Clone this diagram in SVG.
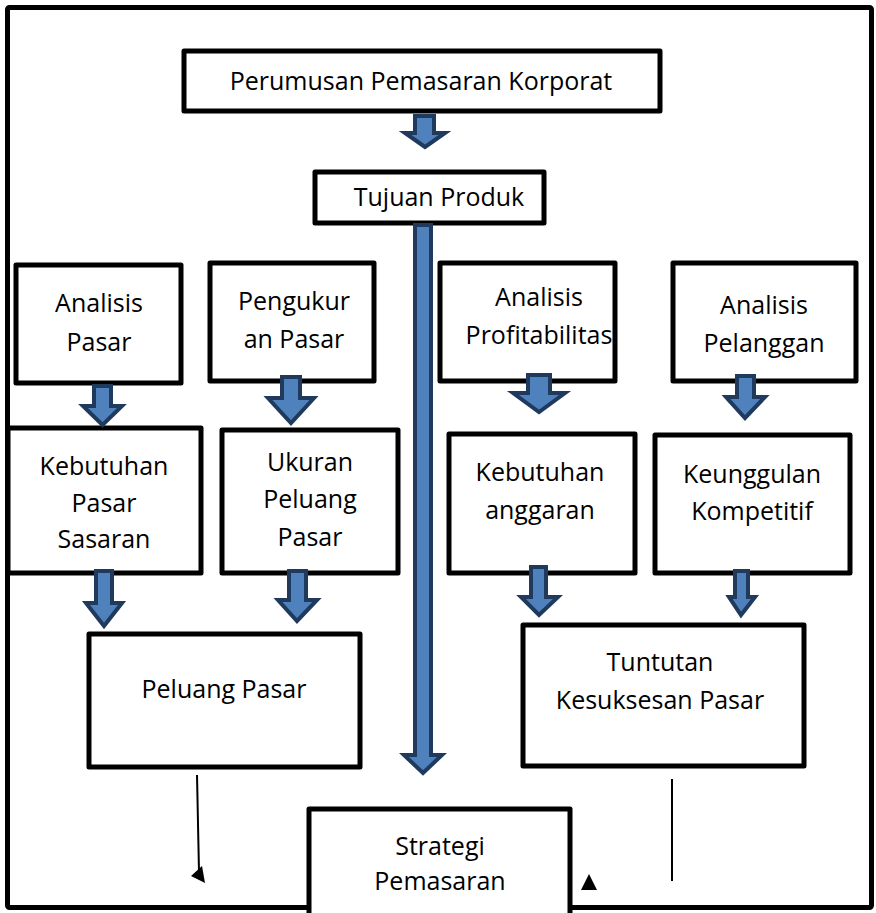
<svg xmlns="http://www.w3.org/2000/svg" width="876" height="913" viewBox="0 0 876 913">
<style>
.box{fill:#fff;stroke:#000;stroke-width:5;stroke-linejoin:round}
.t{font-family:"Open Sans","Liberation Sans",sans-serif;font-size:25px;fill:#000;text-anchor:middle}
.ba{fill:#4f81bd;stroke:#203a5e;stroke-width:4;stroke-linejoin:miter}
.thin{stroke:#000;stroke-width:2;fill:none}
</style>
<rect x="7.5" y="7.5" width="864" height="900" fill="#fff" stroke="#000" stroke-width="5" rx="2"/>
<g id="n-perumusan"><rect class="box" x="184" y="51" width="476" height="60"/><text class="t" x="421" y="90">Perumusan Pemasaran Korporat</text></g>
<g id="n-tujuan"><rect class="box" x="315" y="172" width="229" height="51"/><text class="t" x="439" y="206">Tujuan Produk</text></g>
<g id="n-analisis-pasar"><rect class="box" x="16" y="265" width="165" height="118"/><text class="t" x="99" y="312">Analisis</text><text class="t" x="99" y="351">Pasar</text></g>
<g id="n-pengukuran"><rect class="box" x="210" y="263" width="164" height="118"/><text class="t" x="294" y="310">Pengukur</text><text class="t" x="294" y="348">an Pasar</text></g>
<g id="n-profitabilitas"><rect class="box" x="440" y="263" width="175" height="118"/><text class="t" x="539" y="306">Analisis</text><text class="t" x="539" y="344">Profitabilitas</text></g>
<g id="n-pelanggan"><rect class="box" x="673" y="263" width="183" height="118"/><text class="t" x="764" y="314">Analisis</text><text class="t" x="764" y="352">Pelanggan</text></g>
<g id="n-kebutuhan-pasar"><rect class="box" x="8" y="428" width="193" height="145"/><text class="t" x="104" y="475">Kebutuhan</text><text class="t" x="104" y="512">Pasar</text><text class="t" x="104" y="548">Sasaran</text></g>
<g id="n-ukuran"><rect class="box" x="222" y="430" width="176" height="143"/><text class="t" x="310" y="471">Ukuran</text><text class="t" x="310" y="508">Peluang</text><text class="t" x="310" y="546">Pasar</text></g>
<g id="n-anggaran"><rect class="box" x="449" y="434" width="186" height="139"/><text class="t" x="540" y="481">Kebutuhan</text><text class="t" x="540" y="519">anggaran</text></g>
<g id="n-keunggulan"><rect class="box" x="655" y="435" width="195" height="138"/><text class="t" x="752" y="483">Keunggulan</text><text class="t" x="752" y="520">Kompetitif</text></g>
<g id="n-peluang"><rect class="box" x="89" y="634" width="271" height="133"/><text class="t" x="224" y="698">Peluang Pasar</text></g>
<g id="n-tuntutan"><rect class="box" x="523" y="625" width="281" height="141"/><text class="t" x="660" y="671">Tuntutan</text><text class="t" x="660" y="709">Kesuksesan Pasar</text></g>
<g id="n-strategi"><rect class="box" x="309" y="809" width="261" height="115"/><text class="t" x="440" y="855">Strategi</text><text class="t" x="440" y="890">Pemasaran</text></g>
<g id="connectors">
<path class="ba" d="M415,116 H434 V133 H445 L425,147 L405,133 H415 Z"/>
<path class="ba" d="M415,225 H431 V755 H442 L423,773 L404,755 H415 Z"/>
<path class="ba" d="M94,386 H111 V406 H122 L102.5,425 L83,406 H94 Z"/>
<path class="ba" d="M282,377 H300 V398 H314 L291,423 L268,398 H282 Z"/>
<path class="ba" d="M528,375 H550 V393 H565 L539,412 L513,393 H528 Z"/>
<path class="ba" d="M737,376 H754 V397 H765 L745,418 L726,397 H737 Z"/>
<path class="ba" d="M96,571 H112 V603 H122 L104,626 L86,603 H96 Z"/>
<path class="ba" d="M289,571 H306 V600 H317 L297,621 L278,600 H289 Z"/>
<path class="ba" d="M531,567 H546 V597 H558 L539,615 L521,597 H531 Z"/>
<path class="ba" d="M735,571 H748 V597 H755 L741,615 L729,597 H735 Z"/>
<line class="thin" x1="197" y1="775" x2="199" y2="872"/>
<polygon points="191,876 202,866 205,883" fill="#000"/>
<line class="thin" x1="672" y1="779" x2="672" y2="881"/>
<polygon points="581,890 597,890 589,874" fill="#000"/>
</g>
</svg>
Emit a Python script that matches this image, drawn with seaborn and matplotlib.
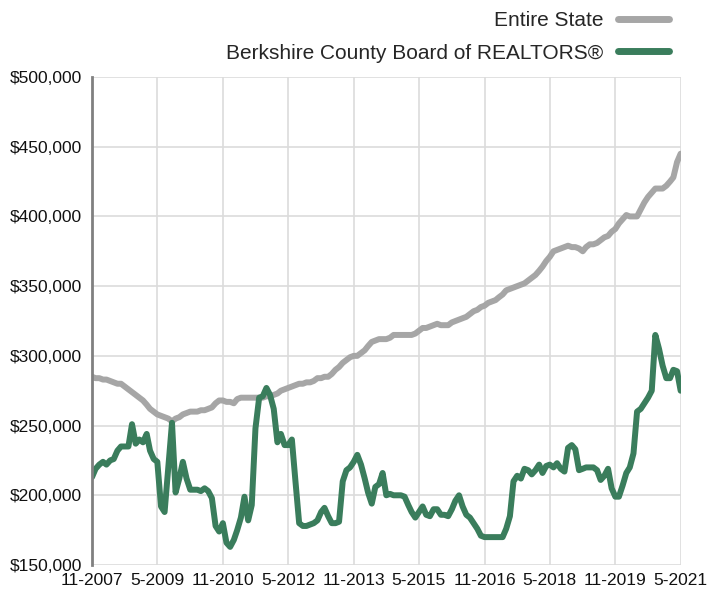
....................
Exactly as written, return every line of the listing, but not the pictures.

-- RESULT OF THE EXERCISE --
Clone this diagram in SVG.
<svg xmlns="http://www.w3.org/2000/svg" width="876" height="913" viewBox="0 0 876 913">
<style>
.box{fill:#fff;stroke:#000;stroke-width:5;stroke-linejoin:round}
.t{font-family:"Open Sans","Liberation Sans",sans-serif;font-size:25px;fill:#000;text-anchor:middle}
.ba{fill:#4f81bd;stroke:#203a5e;stroke-width:4;stroke-linejoin:miter}
.thin{stroke:#000;stroke-width:2;fill:none}
</style>
<rect x="7.5" y="7.5" width="864" height="900" fill="#fff" stroke="#000" stroke-width="5" rx="2"/>
<g id="n-perumusan"><rect class="box" x="184" y="51" width="476" height="60"/><text class="t" x="421" y="90">Perumusan Pemasaran Korporat</text></g>
<g id="n-tujuan"><rect class="box" x="315" y="172" width="229" height="51"/><text class="t" x="439" y="206">Tujuan Produk</text></g>
<g id="n-analisis-pasar"><rect class="box" x="16" y="265" width="165" height="118"/><text class="t" x="99" y="312">Analisis</text><text class="t" x="99" y="351">Pasar</text></g>
<g id="n-pengukuran"><rect class="box" x="210" y="263" width="164" height="118"/><text class="t" x="294" y="310">Pengukur</text><text class="t" x="294" y="348">an Pasar</text></g>
<g id="n-profitabilitas"><rect class="box" x="440" y="263" width="175" height="118"/><text class="t" x="539" y="306">Analisis</text><text class="t" x="539" y="344">Profitabilitas</text></g>
<g id="n-pelanggan"><rect class="box" x="673" y="263" width="183" height="118"/><text class="t" x="764" y="314">Analisis</text><text class="t" x="764" y="352">Pelanggan</text></g>
<g id="n-kebutuhan-pasar"><rect class="box" x="8" y="428" width="193" height="145"/><text class="t" x="104" y="475">Kebutuhan</text><text class="t" x="104" y="512">Pasar</text><text class="t" x="104" y="548">Sasaran</text></g>
<g id="n-ukuran"><rect class="box" x="222" y="430" width="176" height="143"/><text class="t" x="310" y="471">Ukuran</text><text class="t" x="310" y="508">Peluang</text><text class="t" x="310" y="546">Pasar</text></g>
<g id="n-anggaran"><rect class="box" x="449" y="434" width="186" height="139"/><text class="t" x="540" y="481">Kebutuhan</text><text class="t" x="540" y="519">anggaran</text></g>
<g id="n-keunggulan"><rect class="box" x="655" y="435" width="195" height="138"/><text class="t" x="752" y="483">Keunggulan</text><text class="t" x="752" y="520">Kompetitif</text></g>
<g id="n-peluang"><rect class="box" x="89" y="634" width="271" height="133"/><text class="t" x="224" y="698">Peluang Pasar</text></g>
<g id="n-tuntutan"><rect class="box" x="523" y="625" width="281" height="141"/><text class="t" x="660" y="671">Tuntutan</text><text class="t" x="660" y="709">Kesuksesan Pasar</text></g>
<g id="n-strategi"><rect class="box" x="309" y="809" width="261" height="115"/><text class="t" x="440" y="855">Strategi</text><text class="t" x="440" y="890">Pemasaran</text></g>
<g id="connectors">
<path class="ba" d="M415,116 H434 V133 H445 L425,147 L405,133 H415 Z"/>
<path class="ba" d="M415,225 H431 V755 H442 L423,773 L404,755 H415 Z"/>
<path class="ba" d="M94,386 H111 V406 H122 L102.5,425 L83,406 H94 Z"/>
<path class="ba" d="M282,377 H300 V398 H314 L291,423 L268,398 H282 Z"/>
<path class="ba" d="M528,375 H550 V393 H565 L539,412 L513,393 H528 Z"/>
<path class="ba" d="M737,376 H754 V397 H765 L745,418 L726,397 H737 Z"/>
<path class="ba" d="M96,571 H112 V603 H122 L104,626 L86,603 H96 Z"/>
<path class="ba" d="M289,571 H306 V600 H317 L297,621 L278,600 H289 Z"/>
<path class="ba" d="M531,567 H546 V597 H558 L539,615 L521,597 H531 Z"/>
<path class="ba" d="M735,571 H748 V597 H755 L741,615 L729,597 H735 Z"/>
<line class="thin" x1="197" y1="775" x2="199" y2="872"/>
<polygon points="191,876 202,866 205,883" fill="#000"/>
<line class="thin" x1="672" y1="779" x2="672" y2="881"/>
<polygon points="581,890 597,890 589,874" fill="#000"/>
</g>
</svg>
Emit a Python script that matches this image, drawn with seaborn and matplotlib.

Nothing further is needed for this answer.